MRC president Brent Bozell appeared on The Kelly File on Fox News on Friday night to discuss the very limited TV coverage of Leon Panetta's book and its tough critique of President Obama's foreign-policy actions (and inaction).
Bozell said: “This is a bombshell. It is an absolute bombshell. Whether you agree with the policy or not, it's irrelevant. It's a bombshell when the secretary of defense says that the president has completely screwed up foreign policy.”
But MRC analysts found that from September 19 (the first CBS report on their 60 Minutes interview with Panetta) through Friday morning, the Big Three networks did little or nothing on the book on their newscasts. ABC had precisely zero stories. NBC offered one Today interview (and no clips thereafter). CBS offered one Evening News story, one 60 Minutes interview, and four segments on CBS This Morning.
KELLY: Bill Burton came out, I mean, Charlie Rose was right. Bill Burton has come out and called him small and petty, Joe Biden came out and said the time to write a book is not while the guy's in office. Both of those two guys on the other hand love, love, loved it when Scott McClellan, the Bush press secretary came out and wrote a critical book of his boss. But now they're very upset. But Charlie Rose has a substantial basis to say what he said. But the question is whether, you know, the media and those now criticizing Leon Panetta had the same outrage when McClellan did it to Bush.
BOZELL: Right. Right, Megyn, it's a double standard. When Scott McClellan came out with a book where he attack Bush's Iraq policy, it was called a bombshell by everybody. When Paul O'Neill, the secretary of the treasury, came out with a book, a scathing book, where he called George Bush “a blind man in a room full of deaf people,” which is much harder than anything Panetta said. Think about this. He got 17 times more coverage. And they all called him things like Katie Couric calling him a straight shooter. Nobody criticized him for that. That's what happens when you cover a Republican.

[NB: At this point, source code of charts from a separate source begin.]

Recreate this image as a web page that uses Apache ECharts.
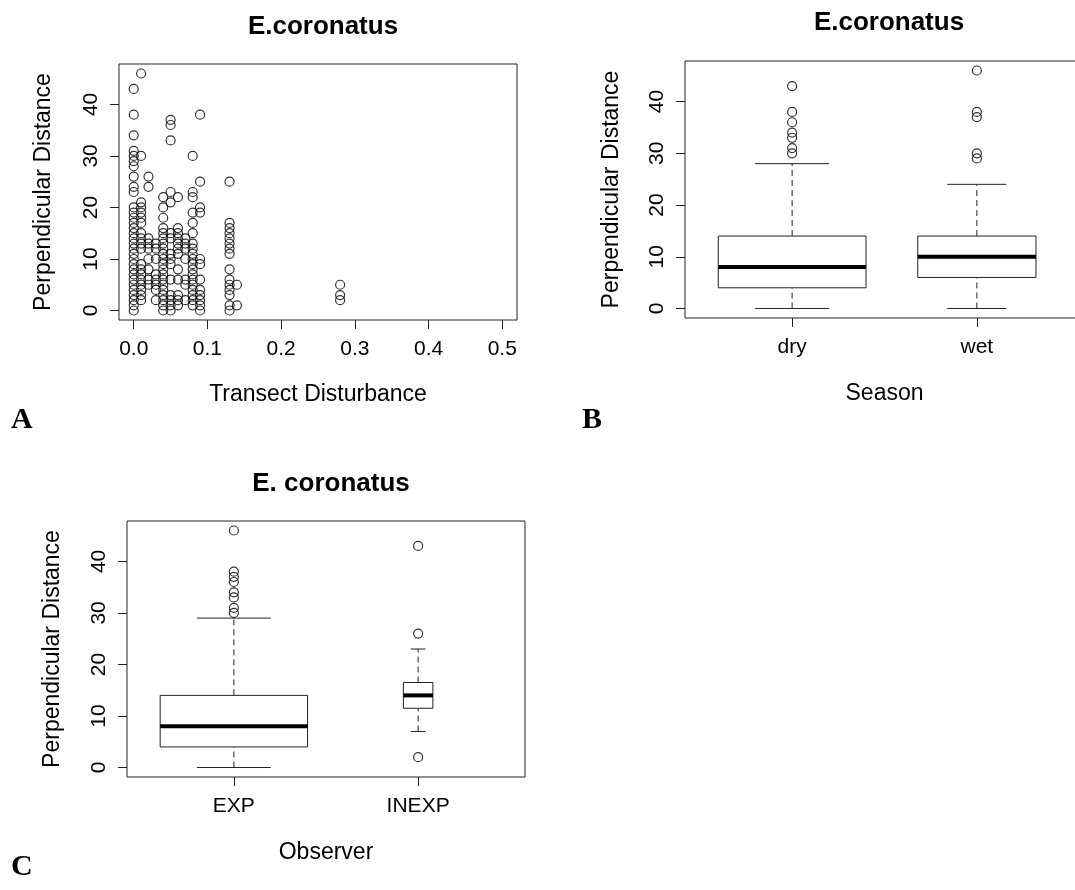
<!DOCTYPE html>
<html>
<head>
<meta charset="utf-8">
<script src="https://cdn.jsdelivr.net/npm/echarts@6/dist/echarts.min.js"></script>
<style>
html,body{margin:0;padding:0;background:#fff;overflow:hidden;}
/* canvas a bit wider than the window: panel B's frame runs past the right edge, as in the source */
#main{width:1100px;height:890px;}
</style>
</head>
<body>
<div id="main"></div>
<script>
// panel A: perpendicular distance at each transect disturbance level
var disturbance = [0, 0.01, 0.02, 0.03, 0.04, 0.05, 0.06, 0.07, 0.08, 0.09, 0.13, 0.14, 0.28];
var distanceAtDisturbance = [
	[43,38,34,31,30,29,28,26,24,23,20,19,18,17,16,15,14,13,12,11,10,9,8,7,6,5,4,3,2,1,0],
	[46,30,21,20,19,18,17,15,14,13,12,9,8,7,6,5,4,3,2],
	[26,24,14,13,12,10,8,6,5],
	[13,12,10,7,6,5,4,2],
	[22,20,18,16,15,14,13,12,11,10,9,8,7,6,5,4,3,2,1,0],
	[37,36,33,23,21,15,14,11,10,9,6,3,2,1,0],
	[22,16,15,14,13,12,11,8,6,3,2,1],
	[14,13,12,10,6,5,2],
	[30,23,22,19,17,15,13,12,11,10,9,8,7,6,5,4,3,2,1],
	[38,25,20,19,10,9,6,4,3,2,1,0],
	[25,17,16,15,14,13,12,11,8,6,5,4,3,1,0],
	[5,1],
	[5,3,2]
];
var disturbanceTicks = [0, 0.1, 0.2, 0.3, 0.4, 0.5];
var distanceTicks = [0, 10, 20, 30, 40];

// panel B: season  [min, Q1, median, Q3, max]
var seasonNames = ['dry', 'wet'];
var seasonStats = [[0, 4, 8, 14, 28], [0, 6, 10, 14, 24]];
var seasonOutliers = [[43, 38, 36, 34, 33, 31, 30], [46, 38, 37, 30, 29]];

// panel C: observer
var observerNames = ['EXP', 'INEXP'];
var observerStats = [[0, 4, 8, 14, 29], [7, 11.5, 14, 16.5, 23]];
var observerOutliers = [[46, 38, 37, 36, 34, 33, 31, 30], [43, 26, 2]];

var chart = echarts.init(document.getElementById('main'));
var font = 'Liberation Sans, Arial, sans-serif';
var ink = '#222';

var scatterPoints = [];
for (var i = 0; i < disturbance.length; i++) {
	for (var j = 0; j < distanceAtDisturbance[i].length; j++) {
		scatterPoints.push([disturbance[i], distanceAtDisturbance[i][j]]);
	}
}

function boxData(stats) {
	return stats.map(function (s, i) { return [i + 1].concat(s); });
}
function outlierData(list) {
	var out = [];
	list.forEach(function (vals, i) {
		vals.forEach(function (v) { out.push([i + 1, v]); });
	});
	return out;
}

// R style box: dashed whiskers, staples, white box, thick median
function boxRenderer(widths) {
	return function (params, api) {
		var x = api.value(0), lo = api.value(1), q1 = api.value(2),
			md = api.value(3), q3 = api.value(4), hi = api.value(5);
		var hw = widths[params.dataIndex] / 2;
		var c = function (a, b) { return api.coord([a, b]); };
		var solid = { stroke: ink, lineWidth: 1, fill: null };
		var dashed = { stroke: ink, lineWidth: 1, lineDash: [6, 4], fill: null };
		var tl = c(x - hw, q3), br = c(x + hw, q1);
		function line(p1, p2, style) {
			return { type: 'line', shape: { x1: p1[0], y1: p1[1], x2: p2[0], y2: p2[1] }, style: style };
		}
		return {
			type: 'group',
			children: [
				line(c(x, q3), c(x, hi), dashed),
				line(c(x, lo), c(x, q1), dashed),
				line(c(x - hw / 2, hi), c(x + hw / 2, hi), solid),
				line(c(x - hw / 2, lo), c(x + hw / 2, lo), solid),
				{ type: 'rect', shape: { x: tl[0], y: tl[1], width: br[0] - tl[0], height: br[1] - tl[1] },
					style: { fill: '#fff', stroke: ink, lineWidth: 1 } },
				line(c(x - hw, md), c(x + hw, md), { stroke: '#000', lineWidth: 4 })
			]
		};
	};
}

function yAxis(grid, gap) {
	return {
		gridIndex: grid, type: 'value', min: -1.84, max: 47.84,
		axisLine: { show: false, onZero: false },
		axisTick: { show: true, customValues: distanceTicks, length: 9, lineStyle: { color: ink } },
		axisLabel: { customValues: distanceTicks, rotate: 90, margin: 17, color: '#000', fontSize: 21, fontFamily: font },
		splitLine: { show: false },
		name: 'Perpendicular Distance', nameLocation: 'middle', nameGap: gap,
		nameTextStyle: { color: '#000', fontSize: 23, fontFamily: font }
	};
}
function catAxis(grid, names, title) {
	return {
		gridIndex: grid, type: 'value', min: 0.42, max: 2.58,
		axisLine: { show: false, onZero: false },
		axisTick: { show: true, customValues: [1, 2], length: 9, lineStyle: { color: ink } },
		axisLabel: { customValues: [1, 2], margin: 19, color: '#000', fontSize: 21, fontFamily: font,
			formatter: function (v) { return names[Math.round(v) - 1]; } },
		splitLine: { show: false },
		name: title, nameLocation: 'middle', nameGap: 64,
		nameTextStyle: { color: '#000', fontSize: 23, fontFamily: font }
	};
}

var titleStyle = { color: '#000', fontSize: 26, fontWeight: 'bold', fontFamily: font };
var letterStyle = { color: '#000', fontSize: 30, fontWeight: 'bold', fontFamily: 'Liberation Serif, Times New Roman, serif' };

var option = {
	animation: false,
	backgroundColor: '#fff',
	title: [
		{ text: 'E.coronatus', left: 318, top: 9, textAlign: 'center', textStyle: titleStyle },
		{ text: 'E.coronatus', left: 884, top: 5, textAlign: 'center', textStyle: titleStyle },
		{ text: 'E. coronatus', left: 326, top: 466, textAlign: 'center', textStyle: titleStyle },
		{ text: 'A', left: 6, top: 400, textStyle: letterStyle },
		{ text: 'B', left: 577, top: 400, textStyle: letterStyle },
		{ text: 'C', left: 6, top: 847, textStyle: letterStyle }
	],
	grid: [
		{ left: 119, top: 64, width: 398, height: 256, show: true, borderColor: ink, borderWidth: 1, backgroundColor: 'transparent' },
		{ left: 685, top: 61, width: 399, height: 257, show: true, borderColor: ink, borderWidth: 1, backgroundColor: 'transparent' },
		{ left: 127, top: 521, width: 398, height: 256, show: true, borderColor: ink, borderWidth: 1, backgroundColor: 'transparent' }
	],
	xAxis: [
		{
			gridIndex: 0, type: 'value', min: -0.02, max: 0.52,
			axisLine: { show: false, onZero: false },
			axisTick: { show: true, customValues: disturbanceTicks, length: 9, lineStyle: { color: ink } },
			axisLabel: { customValues: disturbanceTicks, margin: 19, color: '#000', fontSize: 21, fontFamily: font,
				formatter: function (v) { return v.toFixed(1); } },
			splitLine: { show: false },
			name: 'Transect Disturbance', nameLocation: 'middle', nameGap: 63,
			nameTextStyle: { color: '#000', fontSize: 23, fontFamily: font }
		},
		catAxis(1, seasonNames, 'Season'),
		catAxis(2, observerNames, 'Observer')
	],
	yAxis: [yAxis(0, 64), yAxis(1, 62), yAxis(2, 63)],
	series: [
		{
			type: 'scatter', xAxisIndex: 0, yAxisIndex: 0, data: scatterPoints,
			symbol: 'circle', symbolSize: 9,
			itemStyle: { color: 'transparent', borderColor: '#000', borderWidth: 1.2 }
		},
		{
			type: 'custom', xAxisIndex: 1, yAxisIndex: 1, data: boxData(seasonStats),
			renderItem: boxRenderer([0.8, 0.64]), encode: { x: 0, y: [1, 2, 3, 4, 5] }
		},
		{
			type: 'scatter', xAxisIndex: 1, yAxisIndex: 1, data: outlierData(seasonOutliers),
			symbol: 'circle', symbolSize: 9,
			itemStyle: { color: 'transparent', borderColor: '#000', borderWidth: 1.2 }
		},
		{
			type: 'custom', xAxisIndex: 2, yAxisIndex: 2, data: boxData(observerStats),
			renderItem: boxRenderer([0.8, 0.16]), encode: { x: 0, y: [1, 2, 3, 4, 5] }
		},
		{
			type: 'scatter', xAxisIndex: 2, yAxisIndex: 2, data: outlierData(observerOutliers),
			symbol: 'circle', symbolSize: 9,
			itemStyle: { color: 'transparent', borderColor: '#000', borderWidth: 1.2 }
		}
	]
};
chart.setOption(option);
</script>
</body>
</html>
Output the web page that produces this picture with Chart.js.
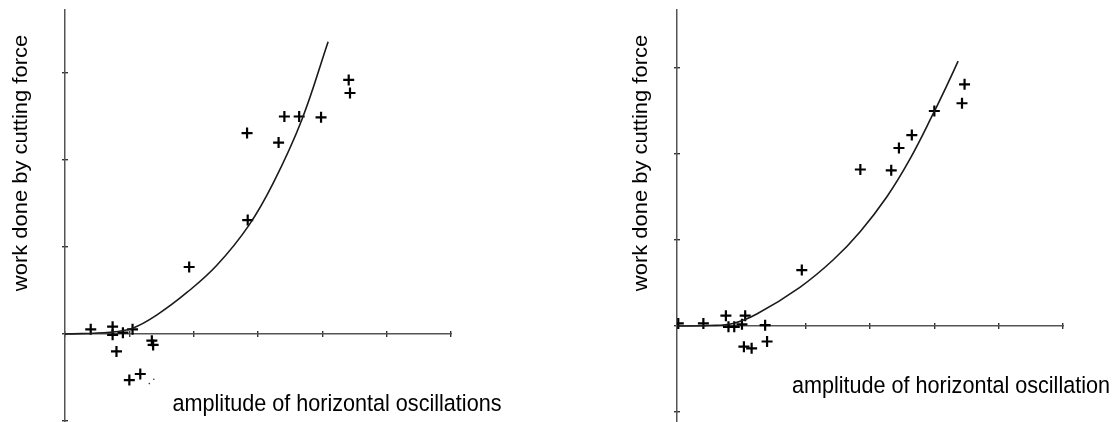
<!DOCTYPE html>
<html>
<head>
<meta charset="utf-8">
<script src="https://cdn.jsdelivr.net/npm/chart.js@4/dist/chart.umd.min.js"></script>
<style>
    html, body { margin: 0; padding: 0; background: #fff; }
    .wrap { position: absolute; top: 0; width: 560px; height: 422px; }
    #left { left: 0; }
    #right { left: 560px; }
</style>
</head>
<body>
<div class="wrap" id="left"><canvas id="c-left"></canvas></div>
<div class="wrap" id="right"><canvas id="c-right"></canvas></div>
<script>
// ------------------------------------------------------------
// Work done by cutting force vs. amplitude of oscillation
// ------------------------------------------------------------

const X_LABEL_LEFT = "amplitude of horizontal oscillations";
const X_LABEL_RIGHT = "amplitude of horizontal oscillation";
const Y_LABEL = "work done by cutting force";

const X_TICKS = [0, 1, 2, 3, 4, 5, 6];
const Y_TICKS = [-1, 0, 1, 2, 3];

// left panel: measured points (crosses)
const LEFT_X = [0.40, 0.74, 0.74, 0.90, 1.05, 0.80, 1.35, 1.37, 1.00, 1.17,
                1.93, 2.84, 2.83, 3.32, 3.41, 3.64, 3.98, 4.41, 4.43];
const LEFT_Y = [0.054, 0.084, -0.01, 0.015, 0.054, -0.20, -0.077, -0.126, -0.53, -0.46,
                0.77, 1.31, 2.31, 2.20, 2.50, 2.50, 2.49, 2.92, 2.77];
const LEFT_DOT_X = [1.31, 1.38];
const LEFT_DOT_Y = [-0.57, -0.52];
// left panel: fitted curve
const LEFT_FIT_X = [0, 0.70, 1.06, 1.43, 1.90, 2.36, 2.85, 3.24, 3.68, 4.09];
const LEFT_FIT_Y = [0, 0.02, 0.07, 0.22, 0.48, 0.79, 1.24, 1.74, 2.46, 3.36];

// right panel
const RIGHT_X = [0.02, 0.41, 0.76, 0.80, 0.89, 1.01, 1.06, 1.37, 1.04, 1.16, 1.40,
                 1.94, 2.85, 3.33, 3.45, 3.65, 4.00, 4.47, 4.43];
const RIGHT_Y = [0.03, 0.03, 0.12, -0.01, -0.01, 0.02, 0.12, 0.01, -0.24, -0.26, -0.18,
                 0.65, 1.82, 1.81, 2.07, 2.22, 2.50, 2.81, 2.59];
const RIGHT_FIT_X = [0, 0.50, 0.87, 1.24, 1.91, 2.43, 2.85, 3.26, 3.62, 3.99, 4.19, 4.37];
const RIGHT_FIT_Y = [0, 0.005, 0.03, 0.14, 0.45, 0.77, 1.10, 1.50, 1.94, 2.48, 2.79, 3.08];

const FONT = '"Liberation Sans", Arial, sans-serif';

function zip(xs, ys) {
    return xs.map((x, i) => ({ x: x, y: ys[i] }));
}

// axis titles, drawn a little stretched vertically like the scanned figure
const axisTitles = {
    id: "axisTitles",
    afterDraw(chart, args, opts) {
        const ctx = chart.ctx;
        ctx.save();
        ctx.fillStyle = "#000";
        ctx.textAlign = "center";
        ctx.textBaseline = "alphabetic";

        ctx.save();
        ctx.translate(opts.xCenter, opts.xBase);
        ctx.scale(1, 1.1);
        ctx.font = "21.6px " + FONT;
        ctx.fillText(opts.xText, 0, 0);
        ctx.restore();

        ctx.save();
        ctx.translate(opts.yBase, opts.yCenter);
        ctx.scale(1, 1.11);
        ctx.rotate(-Math.PI / 2);
        ctx.font = "19.8px " + FONT;
        ctx.fillText(Y_LABEL, 0, 0);
        ctx.restore();

        ctx.restore();
    }
};

function makeChart(canvasId, cfg) {
    const xUnit = 386 / 6;                       // px per x unit
    const yUnit = cfg.yUnit;                     // px per y unit
    const fixTicks = vals => scale => { scale.ticks = vals.map(v => ({ value: v })); };

    const datasets = [
        {
            data: zip(cfg.fitX, cfg.fitY),
            showLine: true,
            borderColor: "#1a1a1a",
            borderWidth: 1.6,
            pointRadius: 0,
            tension: 0.4,
            fill: false
        },
        {
            data: zip(cfg.markX, cfg.markY),
            pointStyle: "cross",
            pointRadius: 5.5,
            borderColor: "#000",
            borderWidth: 2.2
        }
    ];
    if (cfg.dotX) {
        datasets.push({
            data: zip(cfg.dotX, cfg.dotY),
            pointStyle: "circle",
            pointRadius: 0.8,
            backgroundColor: "#333",
            borderWidth: 0
        });
    }

    const hiddenTicks = { display: false, includeBounds: false };

    return new Chart(document.getElementById(canvasId), {
        type: "scatter",
        data: { datasets },
        options: {
            responsive: true,
            maintainAspectRatio: false,
            animation: false,
            layout: { padding: cfg.padding, autoPadding: false },
            plugins: {
                legend: { display: false },
                tooltip: { enabled: false },
                axisTitles: cfg.titles
            },
            scales: {
                x: {
                    type: "linear", min: 0, max: 6,
                    position: { y: 0 },
                    afterBuildTicks: fixTicks(X_TICKS),
                    ticks: hiddenTicks,
                    grid: { display: false },
                    border: { display: true, color: "#555", width: 1.5 }
                },
                // second copy of x, only for tick marks that cross the axis line
                xt: {
                    type: "linear", axis: "x", min: 0, max: 6,
                    position: { y: 3 / yUnit },
                    afterBuildTicks: fixTicks(X_TICKS),
                    ticks: hiddenTicks,
                    grid: { drawOnChartArea: false, drawTicks: true, tickLength: 6, color: "#333", lineWidth: 1.4 },
                    border: { display: false }
                },
                y: {
                    type: "linear", min: cfg.yMin, max: cfg.yMax,
                    position: { x: 0 },
                    afterBuildTicks: fixTicks(Y_TICKS),
                    ticks: hiddenTicks,
                    grid: { display: false },
                    border: { display: true, color: "#555", width: 1.5 }
                },
                yt: {
                    type: "linear", axis: "y", min: cfg.yMin, max: cfg.yMax,
                    position: { x: 3 / xUnit },
                    afterBuildTicks: fixTicks(Y_TICKS),
                    ticks: hiddenTicks,
                    grid: { drawOnChartArea: false, drawTicks: true, tickLength: 6, color: "#333", lineWidth: 1.4 },
                    border: { display: false }
                }
            }
        },
        plugins: [axisTitles]
    });
}

// left panel: origin at (65, 334), 87 px per y unit
makeChart("c-left", {
    markX: LEFT_X, markY: LEFT_Y,
    dotX: LEFT_DOT_X, dotY: LEFT_DOT_Y,
    fitX: LEFT_FIT_X, fitY: LEFT_FIT_Y,
    yUnit: 87,
    yMin: -88 / 87, yMax: 324 / 87,
    padding: { left: 65, right: 109, top: 10, bottom: 0 },
    titles: { xText: X_LABEL_LEFT, xCenter: 337, xBase: 411, yBase: 27, yCenter: 163 }
});

// right panel: origin at (677, 326), 86 px per y unit
makeChart("c-right", {
    markX: RIGHT_X, markY: RIGHT_Y,
    fitX: RIGHT_FIT_X, fitY: RIGHT_FIT_Y,
    yUnit: 86,
    yMin: -96 / 86, yMax: 316 / 86,
    padding: { left: 117, right: 57, top: 10, bottom: 0 },
    titles: { xText: X_LABEL_RIGHT, xCenter: 391, xBase: 393, yBase: 87, yCenter: 163 }
});
</script>
</body>
</html>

KELLY: Is there any difference because the Iraq war -- I mean, it was, you know, there's no question it was a much huger commitment at least at the time the book came out and the criticism came. And there were no weapons of mass destruction and so on, versus now, the point in time we are in Leon Panetta's, you know, the distance from his leaving office to what's happening overseas right now.
BOZELL: And, you know, Megyn, I might argue the other way around. Look at what we're looking at? We're looking at the biggest terror army in the history of the world right in front of us and everybody's been scratching their head and saying, “Where did they come from?” Now you have the secretary of defense saying we warned the president about this and they did nothing. So it's a huge story any way you look at it.
KELLY: Wow. It's amazing there's been no coverage especially on ABC. Brent, good to see you.